This coming Monday, 6th March 2017, is the third anniversary of my father’s death and I miss him. I miss him on two counts. The little me wants to hear his voice, look into his warm brown eyes, see his contagious smile and hear his Dad jokes. She is sad. So sad. At the same time, she knows she was lucky that her dad lived so long, so she appreciates what she had. The spiritual me knows that my dad is with me most of the time, but she is frustrated that the communication is still so patchy, so subtle that it goes unnoticed. Sure, she knows that if she saw and heard her Dad every day, it would distract her from the task at hand, but she still wishes he could be seen and heard when she calls him.

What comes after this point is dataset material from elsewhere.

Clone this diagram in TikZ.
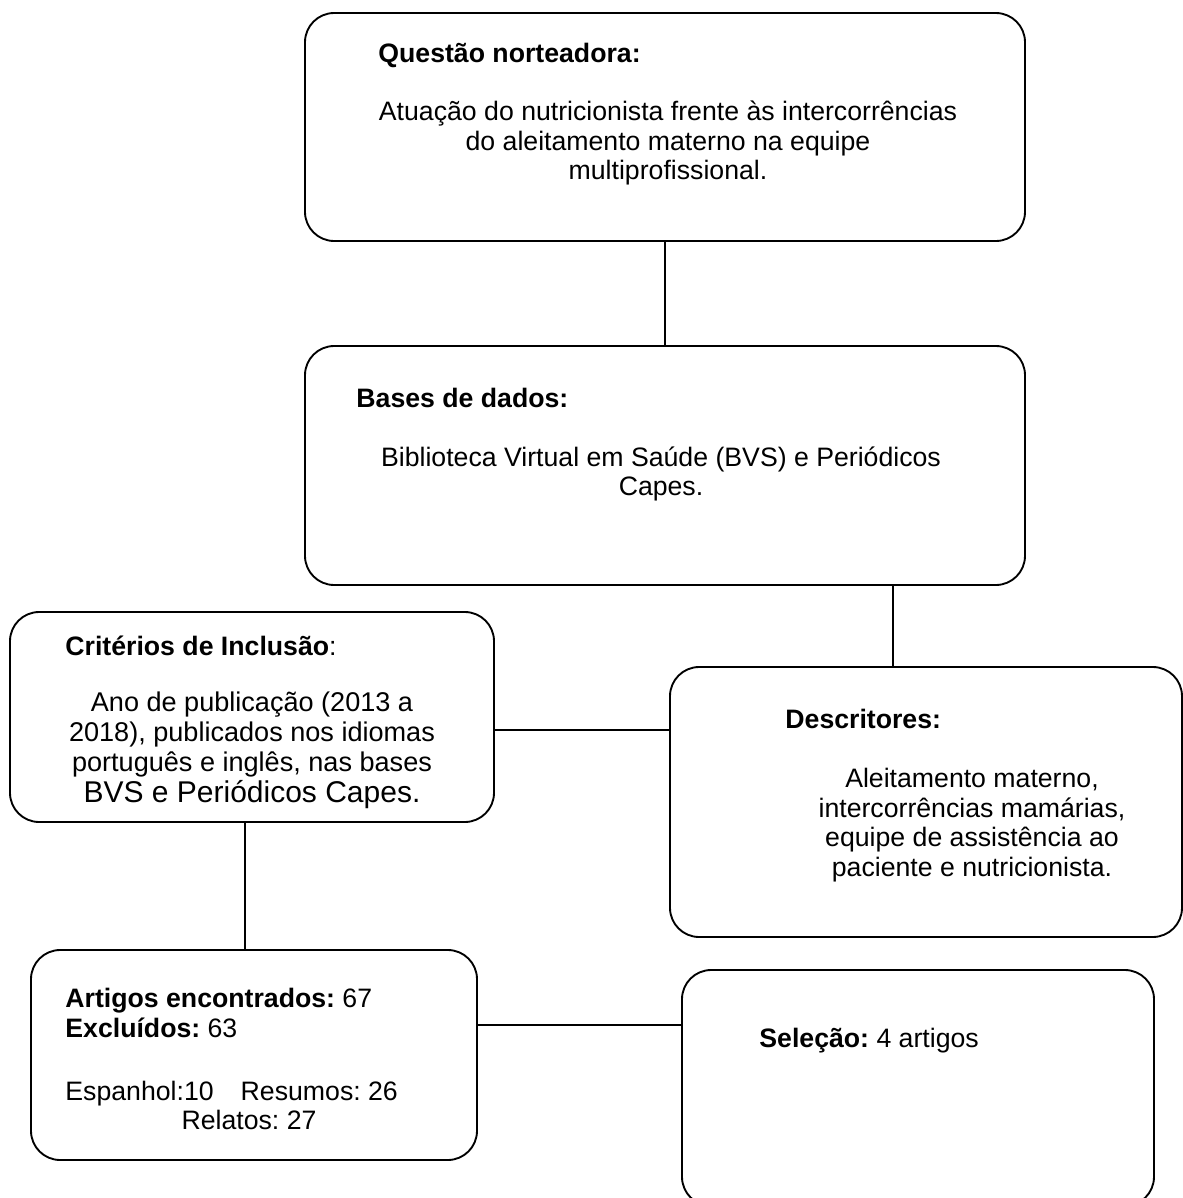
\documentclass[tikz,border=0pt]{standalone}
\usepackage{fontspec}
\setmainfont{Liberation Sans}
\usetikzlibrary{fit}
\frenchspacing

\tikzset{
  caixa/.style={draw, rounded corners=14pt, line width=0.9pt, inner sep=0pt},
  corpo/.style={align=center, inner sep=0pt},
  titulo/.style={anchor=base west, inner sep=0pt},
  liga/.style={line width=0.9pt}
}

\begin{document}
\begin{tikzpicture}[x=0.48pt, y=-0.48pt, font=\fontsize{12.8}{14.3}\selectfont]
\useasboundingbox (0,0) rectangle (1183,1198);

% caixas
\node[caixa, fit={(305,13) (1025,241)}] (questao) {};
\node[caixa, fit={(305,346) (1025,585)}] (bases) {};
\node[caixa, fit={(10,612) (494,822)}] (criterios) {};
\node[caixa, fit={(670,667) (1182,937)}] (descritores) {};
\node[caixa, fit={(31,950) (477,1160)}] (artigos) {};
\node[caixa, fit={(682,970) (1154,1206)}] (selecao) {};

% textos
\node[titulo] (tq) at (378,62) {\textbf{Questão norteadora:}};
\node[corpo] (cq) at (668,143) {Atuação do nutricionista frente às intercorrências\\do aleitamento materno na equipe\\multiprofissional.};

\node[titulo] (tb) at (356,407) {\textbf{Bases de dados:}};
\node[corpo] (cb) at (661,474) {Biblioteca Virtual em Saúde (BVS) e Periódicos\\Capes.};

\node[titulo] (tc) at (65,655) {\textbf{Critérios de Inclusão}:};
\node[corpo, font=\fontsize{13}{14.5}\selectfont] (cc) at (252,750) {Ano de publicação (2013 a\\2018), publicados nos idiomas\\português e inglês, nas bases\\{\fontsize{14.4}{15}\selectfont BVS e Periódicos Capes.}};

\node[titulo] (td) at (785,728) {\textbf{Descritores:}};
\node[corpo] (cd) at (972,825) {Aleitamento materno,\\intercorrências mamárias,\\equipe de assistência ao\\paciente e nutricionista.};

\node[titulo] (encontrados) at (65,1007) {\textbf{Artigos encontrados:} 67};
\node[titulo] (excluidos) at (65,1037) {\textbf{Excluídos:} 63};
\node[titulo] (espanhol) at (65,1100) {Espanhol:10\hspace{13pt}Resumos: 26};
\node[anchor=base, inner sep=0pt] (relatos) at (249,1129) {Relatos: 27};

\node[titulo] (sel) at (759,1047) {\textbf{Seleção:} 4 artigos};

% ligacoes
\coordinate (ligA) at (893,0);
\coordinate (ligB) at (0,730);
\coordinate (ligC) at (245,0);
\coordinate (ligD) at (0,1025);

\draw[liga] (questao.south) -- (bases.north);
\draw[liga] (bases.south -| ligA) -- (descritores.north -| ligA);
\draw[liga] (criterios.east |- ligB) -- (descritores.west |- ligB);
\draw[liga] (criterios.south -| ligC) -- (artigos.north -| ligC);
\draw[liga] (artigos.east |- ligD) -- (selecao.west |- ligD);

\end{tikzpicture}
\end{document}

On Monday, I am launching the ebook of my memoir in honour of the anniversary of my father’s death and for that reason, I am going to start the day in a very special way. I have booked a mediumship reading for myself at the precise time of his death. 6:30 am. I am hoping it will energise me because this book launch has been a real drag. I feel I have been repeating myself constantly. I fear I am boring people to tears. I have to twist my arm to keep going, but then I know that most authors do when they are in book launch mode.
In the past week, I have been recording a series of small videos that talk about aspects of my life that I believe will throw an interesting light on my memoirs. For some reason, this morning, at my local coffee shop, I pulled out some notes I made during a mediumship reading in January 2011. My notes talked about me writing an ebook. They talked about me being interviewed on many different podcasts. She also said the spirit world wanted me to make more videos. I had only just made my first video about my book about holistic slimming. I remember the medium apologising for making predictions. She swore she never did this. She was a medium. Not a psychic. I remember that at the time, I didn’t have an iPad so what she said seemed exotic and a little far off. Oh my God, how much has changed in six years.

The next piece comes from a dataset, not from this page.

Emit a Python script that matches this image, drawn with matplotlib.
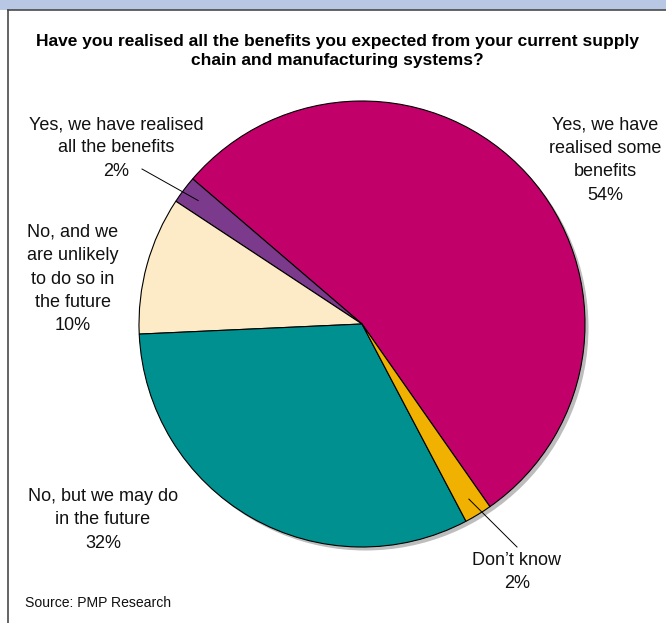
import numpy as np
import matplotlib
matplotlib.use("Agg")
import matplotlib.pyplot as plt
from matplotlib.patches import Circle, Rectangle
from matplotlib import font_manager

# Survey answers, in drawing order (counter-clockwise from the start angle)
categories = [
    "Yes, we have\nrealised some\nbenefits",
    "Yes, we have realised\nall the benefits",
    "No, and we\nare unlikely\nto do so in\nthe future",
    "No, but we may do\nin the future",
    "Don\u2019t know",
]
values = [54, 2, 10, 32, 2]
colors = ["#C2006A", "#7B3A8C", "#FDEBC8", "#009090", "#F0B100"]

title = ("Have you realised all the benefits you expected from your current supply\n"
         "chain and manufacturing systems?")
source = "Source: PMP Research"


def pick_font(cands):
    names = {f.name for f in font_manager.fontManager.ttflist}
    for c in cands:
        if c in names:
            return c
    return "DejaVu Sans"


FONT = pick_font(["Liberation Sans Narrow", "Liberation Sans", "Roboto"])

W, H = 666, 623
fig = plt.figure(figsize=(W / 100, H / 100), dpi=100)
ax = fig.add_axes([0, 0, 1, 1])


def Y(y):
    # convert a top-down pixel row to axis coordinates
    return H - y


# page furniture: blue band, rule and left edge
ax.add_patch(Rectangle((0, Y(10)), W, 10, facecolor="#B8C8E4", edgecolor="none", zorder=0))
ax.plot([8, W], [Y(10), Y(10)], color="#4A4A4A", lw=1.2, zorder=1)
ax.plot([8, 8], [Y(10), 0], color="#4A4A4A", lw=1.2, zorder=1)

cx, cy, R = 362, 324, 223
start = -55.0

# drop shadow
ax.add_patch(Circle((cx + 3.5, Y(cy) - 3.5), R, facecolor="#BDBDBD", edgecolor="none", zorder=2))

wedges, _ = ax.pie(values, colors=colors, startangle=start, counterclock=True,
                   center=(cx, Y(cy)), radius=R,
                   wedgeprops=dict(edgecolor="black", linewidth=0.8))
for w in wedges:
    w.set_zorder(3)

ax.set_xlim(0, W)
ax.set_ylim(0, H)
ax.set_aspect("equal")
ax.axis("off")

fs = 13
ax.text(337, Y(51), title, ha="center", va="center", fontsize=12.55,
        fontweight="bold", family=FONT, linespacing=1.4)

label_pos = [(605, 160), (116, 148), (73, 279), (103, 520), (517, 572)]
for cat, val, (lx, ly) in zip(categories, values, label_pos):
    ax.text(lx, Y(ly), f"{cat}\n{val}%", ha="center", va="center",
            fontsize=fs, family=FONT, linespacing=1.5, color="#111111")

# leader lines for the two thin slices
def inside(w, frac=0.92):
    a = np.deg2rad((w.theta1 + w.theta2) / 2)
    return cx + frac * R * np.cos(a), Y(cy) + frac * R * np.sin(a)

px, py = inside(wedges[1])
ax.plot([142, px], [Y(169), py], color="black", lw=0.7, zorder=4)
px, py = inside(wedges[4])
ax.plot([517, px], [Y(547), py], color="black", lw=0.7, zorder=4)

ax.text(25, Y(603), source, ha="left", va="center", fontsize=10.1, family=FONT, color="#111111")

fig.savefig("out.png", dpi=100)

Psychics and mediums have really enhanced my life. They have given me hope when I was losing hope. They have confirmed my path when I thought I was only daydreaming. They have given me the courage to walk away from difficult situations. I owe them so much. But I need to say: never in a million years, did I anticipate becoming one myself. Mind you, I never thought I would become an author either. My forte in school was science. I was crass at French.
All I can say today is never say never. Life is full of surprises. Look at me. Lawyer turned author and psychic, living abroad and home schooling kids. My life is a series of plot twists.